WordPress wp_kses() Deep Dive: Custom Allowed HTML Maps, Protocols, and Secure Output

WordPress’s wp_kses() function (Keep Safe, Strip) is the most powerful HTML sanitization tool in the WordPress toolkit. Unlike strip_tags() which simply removes all HTML tags, wp_kses() performs a whitelist-based sanitization: it allows only the tags and attributes you explicitly permit, validates attribute values against allowed patterns, and filters out JavaScript event attributes (onclick, onload) and dangerous protocols (javascript:, vbscript:) from URLs. The two pre-configured wrappers — wp_kses_post() (allows all tags safe for post content) and wp_kses_data() (very restrictive, only inline formatting) — cover most common cases. But plugins that handle user-submitted rich content — comments with links, custom shortcode output, widget HTML, or imported content from external APIs — often need a custom allowed-tags map tuned to exactly what is needed, neither more nor less permissive than necessary.
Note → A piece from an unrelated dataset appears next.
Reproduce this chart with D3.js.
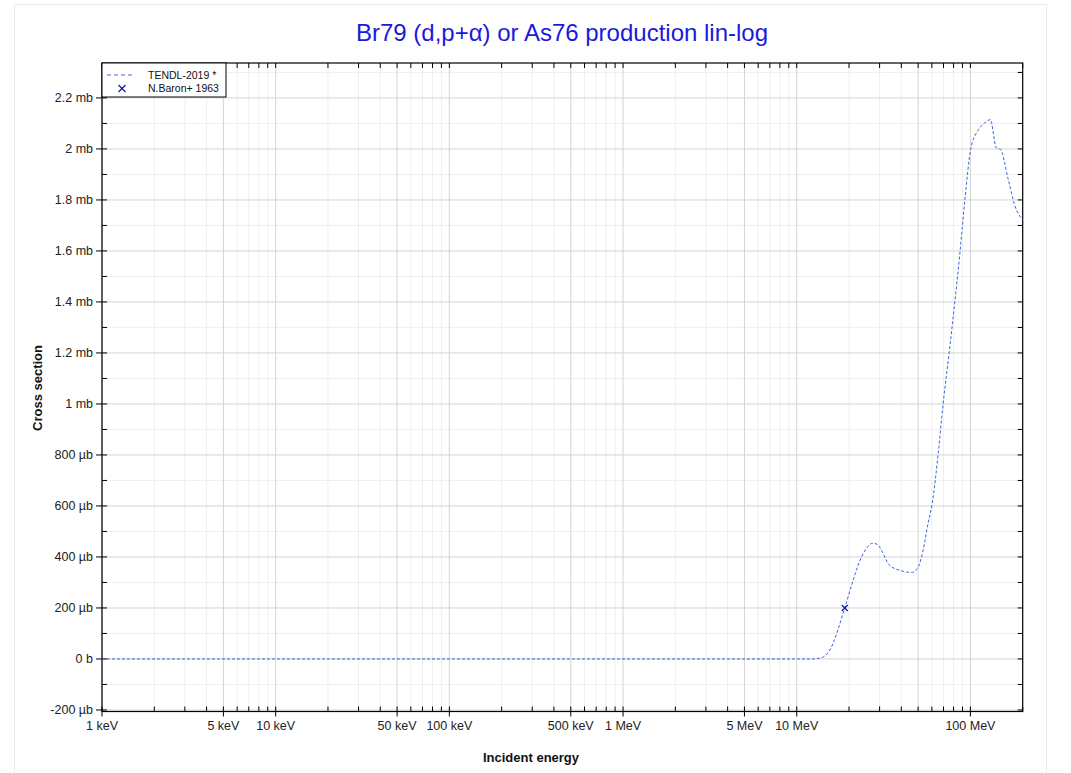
<!DOCTYPE html>
<html><head><meta charset="utf-8">
<script src="https://cdn.jsdelivr.net/npm/d3@7"></script>
<style>body{margin:0;background:#fff;} svg{display:block;font-family:"Liberation Sans",Arial,sans-serif;}</style>
</head><body>
<svg id="c" width="1071" height="773"></svg>
<script>
// TENDL-2019 curve: energy in eV, cross section in µb
const tendlEnergy = [1e3, 1e4, 1e5, 1e6, 5e6, 1e7, 12e6, 13.6e6, 15.5e6, 18.9e6, 21.1e6, 23.6e6, 27.5e6, 29e6, 34.3e6, 39.2e6, 45.8e6, 50e6, 53.4e6, 57e6, 60.4e6, 65.2e6, 69.6e6, 75.4e6, 81.2e6, 86.8e6, 92.7e6, 100.5e6, 110.6e6, 120.9e6, 130.3e6, 141e6, 148.9e6, 164.6e6, 179.7e6, 200e6];
const tendlXS = [0, 0, 0, 0, 0, 0, 0, 3, 35, 200, 308, 400, 454, 450, 367, 348, 339, 360, 426, 531, 615, 803, 999, 1200, 1396, 1585, 1793, 2001, 2073, 2102, 2115, 2004, 1999, 1884, 1780, 1722];
// N.Baron+ 1963 data
const baronEnergy = [18.9e6];
const baronXS = [200];
// axis ticks
const xTickValues = [1e3, 5e3, 1e4, 5e4, 1e5, 5e5, 1e6, 5e6, 1e7, 1e8];
const xTickLabels = ["1 keV", "5 keV", "10 keV", "50 keV", "100 keV", "500 keV", "1 MeV", "5 MeV", "10 MeV", "100 MeV"];
const yTickValues = [-200, 0, 200, 400, 600, 800, 1000, 1200, 1400, 1600, 1800, 2000, 2200];
const yTickLabels = ["-200 µb", "0 b", "200 µb", "400 µb", "600 µb", "800 µb", "1 mb", "1.2 mb", "1.4 mb", "1.6 mb", "1.8 mb", "2 mb", "2.2 mb"];
const legendLabels = ["TENDL-2019 *", "N.Baron+ 1963"];

const svg = d3.select("#c");
const L = 102, R = 1022.7, T = 63, B = 711.5;
const x = d3.scaleLog().domain([1e3, 2e8]).range([L, R]);
const y = d3.scaleLinear().domain([-206, 2337]).range([B, T]);

// figure border
svg.append("rect").attr("x", 14.5).attr("y", 4.5).attr("width", 1032).attr("height", 790)
  .attr("fill", "none").attr("stroke", "#ebebeb");

const xMinor = [], xMajorGrid = [], xAllTicks = [];
for (let d = 1e3; d < 2e8; d *= 10) {
  for (let k = 1; k <= 9; k++) {
    const v = d * k;
    if (v > 2e8) break;
    xAllTicks.push(v);
    if (k === 1 || k === 5) xMajorGrid.push(v); else xMinor.push(v);
  }
}
const yMinor = d3.range(-200, 2301, 100).filter(v => v % 200 !== 0);

const g = svg.append("g");
g.selectAll(".xm").data(xMinor).enter().append("line")
  .attr("x1", d => x(d)).attr("x2", d => x(d)).attr("y1", T).attr("y2", B)
  .attr("stroke", "#efefef").attr("stroke-width", 1);
g.selectAll(".ym").data(yMinor).enter().append("line")
  .attr("x1", L).attr("x2", R).attr("y1", d => y(d)).attr("y2", d => y(d))
  .attr("stroke", "#efefef").attr("stroke-width", 1);
g.selectAll(".xM").data(xMajorGrid).enter().append("line")
  .attr("x1", d => x(d)).attr("x2", d => x(d)).attr("y1", T).attr("y2", B)
  .attr("stroke", "#d4d4d4").attr("stroke-width", 1);
g.selectAll(".yM").data(yTickValues).enter().append("line")
  .attr("x1", L).attr("x2", R).attr("y1", d => y(d)).attr("y2", d => y(d))
  .attr("stroke", "#d4d4d4").attr("stroke-width", 1);

svg.append("rect").attr("x", L).attr("y", T).attr("width", R - L).attr("height", B - T)
  .attr("fill", "none").attr("stroke", "#000").attr("stroke-width", 1.2);

const tk = svg.append("g").attr("stroke", "#000").attr("stroke-width", 1);
xAllTicks.forEach(v => {
  const major = xTickValues.includes(v);
  tk.append("line").attr("x1", x(v)).attr("x2", x(v)).attr("y1", B - 5).attr("y2", major ? B + 5 : B);
  tk.append("line").attr("x1", x(v)).attr("x2", x(v)).attr("y1", T).attr("y2", T + 5);
});
d3.range(-200, 2301, 100).forEach(v => {
  const major = v % 200 === 0;
  tk.append("line").attr("y1", y(v)).attr("y2", y(v)).attr("x1", major ? L - 6 : L).attr("x2", L + 5);
  tk.append("line").attr("y1", y(v)).attr("y2", y(v)).attr("x1", R - 5).attr("x2", R);
});

svg.append("g").selectAll("text").data(xTickValues).enter().append("text")
  .attr("x", d => x(d)).attr("y", B + 18).attr("text-anchor", "middle")
  .attr("font-size", 12.5).attr("fill", "#222").text((d, i) => xTickLabels[i]);
svg.append("g").selectAll("text").data(yTickValues).enter().append("text")
  .attr("x", L - 9).attr("y", d => y(d) + 4).attr("text-anchor", "end")
  .attr("font-size", 12.5).attr("fill", "#222").text((d, i) => yTickLabels[i]);

svg.append("text").attr("x", 562).attr("y", 41).attr("text-anchor", "middle")
  .attr("font-size", 24).attr("fill", "#1a1adb").text("Br79 (d,p+α) or As76 production lin-log");
svg.append("text").attr("x", 531).attr("y", 762).attr("text-anchor", "middle")
  .attr("font-size", 13).attr("font-weight", "bold").attr("fill", "#111").text("Incident energy");
svg.append("text").attr("transform", "translate(42,388) rotate(-90)").attr("text-anchor", "middle")
  .attr("font-size", 13).attr("font-weight", "bold").attr("fill", "#111").text("Cross section");

svg.append("clipPath").attr("id", "clp").append("rect")
  .attr("x", L).attr("y", T).attr("width", R - L).attr("height", B - T);
const line = d3.line().x(d => x(d[0])).y(d => y(d[1])).curve(d3.curveMonotoneX);
svg.append("path").datum(tendlEnergy.map((e, i) => [e, tendlXS[i]]))
  .attr("clip-path", "url(#clp)")
  .attr("d", line).attr("fill", "none").attr("stroke", "#3d63e0").attr("stroke-width", 1)
  .attr("stroke-dasharray", "3,2");

const cross = (sel, cx, cy, s) => {
  sel.append("path").attr("d", `M${cx - s},${cy - s}L${cx + s},${cy + s}M${cx - s},${cy + s}L${cx + s},${cy - s}`)
    .attr("stroke", "#1010b0").attr("stroke-width", 1.2).attr("fill", "none");
};
baronEnergy.forEach((e, i) => cross(svg, x(e), y(baronXS[i]), 3));

const lg = svg.append("g");
lg.append("rect").attr("x", 102).attr("y", 63).attr("width", 124).attr("height", 34)
  .attr("fill", "#fff").attr("stroke", "#000").attr("stroke-width", 1);
lg.append("line").attr("x1", 107).attr("x2", 134).attr("y1", 75).attr("y2", 75)
  .attr("stroke", "#3d63e0").attr("stroke-width", 1.2).attr("stroke-dasharray", "4,3");
cross(lg, 122, 88.5, 3.5);
lg.selectAll("text").data(legendLabels).enter().append("text")
  .attr("x", 148).attr("y", (d, i) => 78.5 + i * 13).attr("font-size", 10.5).attr("fill", "#111").text(d => d);
</script>
</body></html>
Problem: Your plugin outputs user-submitted HTML from a database field. wp_kses_post() is too permissive (it allows <script>-adjacent tags like <iframe>) for a comment-like context, and strip_tags() removes valid formatting tags. You need a precise whitelist allowing only safe inline formatting and links.
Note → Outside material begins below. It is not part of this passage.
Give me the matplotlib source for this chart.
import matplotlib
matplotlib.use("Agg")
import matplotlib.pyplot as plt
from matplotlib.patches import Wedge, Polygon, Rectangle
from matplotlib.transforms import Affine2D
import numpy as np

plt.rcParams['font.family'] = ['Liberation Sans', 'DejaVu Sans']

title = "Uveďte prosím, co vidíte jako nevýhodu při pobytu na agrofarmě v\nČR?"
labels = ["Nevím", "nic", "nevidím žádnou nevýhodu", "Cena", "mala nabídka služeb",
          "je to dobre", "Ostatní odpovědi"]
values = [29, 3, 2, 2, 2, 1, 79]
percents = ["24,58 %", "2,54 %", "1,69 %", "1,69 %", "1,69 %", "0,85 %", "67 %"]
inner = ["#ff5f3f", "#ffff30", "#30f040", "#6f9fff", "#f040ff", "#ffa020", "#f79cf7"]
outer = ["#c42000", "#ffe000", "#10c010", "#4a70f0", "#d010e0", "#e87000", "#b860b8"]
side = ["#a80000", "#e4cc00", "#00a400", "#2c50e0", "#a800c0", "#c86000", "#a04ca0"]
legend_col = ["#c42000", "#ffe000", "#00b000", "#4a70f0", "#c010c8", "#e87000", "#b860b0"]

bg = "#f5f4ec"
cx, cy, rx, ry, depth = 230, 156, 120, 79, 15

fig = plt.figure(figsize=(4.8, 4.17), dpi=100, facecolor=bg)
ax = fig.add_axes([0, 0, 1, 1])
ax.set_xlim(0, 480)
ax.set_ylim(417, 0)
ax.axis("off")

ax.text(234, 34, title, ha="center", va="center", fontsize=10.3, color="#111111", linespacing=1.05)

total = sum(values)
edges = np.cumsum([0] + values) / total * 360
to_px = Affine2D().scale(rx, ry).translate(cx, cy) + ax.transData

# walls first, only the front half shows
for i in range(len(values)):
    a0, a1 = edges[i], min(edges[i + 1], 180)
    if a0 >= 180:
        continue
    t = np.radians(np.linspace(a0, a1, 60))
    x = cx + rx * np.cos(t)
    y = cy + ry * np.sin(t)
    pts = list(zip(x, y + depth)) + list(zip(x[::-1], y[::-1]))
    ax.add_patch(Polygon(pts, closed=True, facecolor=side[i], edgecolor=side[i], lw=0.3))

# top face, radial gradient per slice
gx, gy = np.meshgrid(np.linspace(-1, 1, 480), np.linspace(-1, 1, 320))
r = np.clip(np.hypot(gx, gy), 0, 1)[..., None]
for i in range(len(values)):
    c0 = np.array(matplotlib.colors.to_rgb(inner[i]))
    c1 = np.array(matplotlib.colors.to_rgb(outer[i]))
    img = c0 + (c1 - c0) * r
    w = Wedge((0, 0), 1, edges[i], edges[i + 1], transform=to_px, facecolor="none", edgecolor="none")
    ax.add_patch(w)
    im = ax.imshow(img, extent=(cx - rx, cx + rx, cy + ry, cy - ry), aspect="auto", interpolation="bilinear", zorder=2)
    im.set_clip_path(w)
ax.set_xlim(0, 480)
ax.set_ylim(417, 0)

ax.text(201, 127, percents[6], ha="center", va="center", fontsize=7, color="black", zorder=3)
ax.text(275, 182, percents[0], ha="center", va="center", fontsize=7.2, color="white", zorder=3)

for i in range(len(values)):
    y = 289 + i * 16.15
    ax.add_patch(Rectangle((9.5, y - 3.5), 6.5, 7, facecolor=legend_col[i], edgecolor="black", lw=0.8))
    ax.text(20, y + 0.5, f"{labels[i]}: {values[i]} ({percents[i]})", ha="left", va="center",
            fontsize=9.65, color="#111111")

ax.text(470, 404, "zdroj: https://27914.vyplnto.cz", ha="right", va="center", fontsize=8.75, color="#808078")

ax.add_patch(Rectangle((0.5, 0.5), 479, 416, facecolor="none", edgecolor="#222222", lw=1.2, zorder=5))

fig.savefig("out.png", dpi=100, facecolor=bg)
Solution: Pass a custom allowed-tags array to wp_kses() specifying exactly which tags and attributes are permitted, with attribute value restrictions using regex patterns or value lists.

<?php
// ── Custom allowed HTML map for user-submitted comment-like content ────
function my_plugin_allowed_html(): array {
    return [
        // Inline formatting
        'strong' => [],
        'em'     => [],
        'b'      => [],
        'i'      => [],
        'u'      => [],
        'del'    => [],
        'code'   => [],
        'pre'    => [],

        // Links — restrict protocol and rel
        'a' => [
            'href'   => true,   // wp_kses validates against $allowedprotocols
            'title'  => true,
            'target' => [ '_blank', '_self' ], // only these values allowed
            'rel'    => true,
        ],

        // Block-level (if you need them)
        'p'          => [ 'class' => true ],
        'blockquote' => [ 'cite' => true ],
        'ul'         => [],
        'ol'         => [ 'start' => true, 'type' => true ],
        'li'         => [],
        'br'         => [],

        // Images — restrict src to https only via protocol filter
        'img' => [
            'src'    => true,
            'alt'    => true,
            'width'  => true,
            'height' => true,
            'class'  => true,
        ],
    ];
}

// Apply to user content before saving:
$clean_content = wp_kses( $_POST['user_note'] ?? '', my_plugin_allowed_html() );
update_post_meta( $post_id, '_user_note', $clean_content );

// Apply again on output as a second layer:
echo wp_kses( get_post_meta( $post_id, '_user_note', true ), my_plugin_allowed_html() );

// ── Allowed protocols filter ───────────────────────────────────────────
// wp_kses() validates href/src against a list of allowed URL protocols.
// Restrict href to http and https only (no ftp:, tel:, mailto:, etc.):
add_filter( 'kses_allowed_protocols', function ( $protocols ) {
    return [ 'http', 'https' ]; // very strict
} );

// ── wp_kses_post() — full post-content whitelist ──────────────────────
// Allows: p, div, span, table, ul, ol, img, a, h1-h6, figure, figcaption,
//         blockquote, pre, code, strong, em, br, hr, and more
// Does NOT allow: script, iframe, object, embed, form, input (unless added)
$safe_content = wp_kses_post( $raw_html_from_external_api );

// ── wp_kses_data() — minimal: only inline formatting, no block elements ──
$safe_text = wp_kses_data( $user_comment_with_some_html );

NOTE: wp_kses() is designed for sanitizing content going into the database — it should be called before update_post_meta() or wp_update_post(). Do not rely on wp_kses() as your only defense at output time — always also use esc_html() for plain text or wp_kses() again for rich content when echoing. Storing sanitized content and then outputting it without escaping is a common mistake — the stored value might have been sanitized at a time when the allowed-tags list was more permissive, or might have been set directly in the database bypassing sanitization. The principle is: sanitize on input, escape on output, and treat stored database values as untrusted input at output time.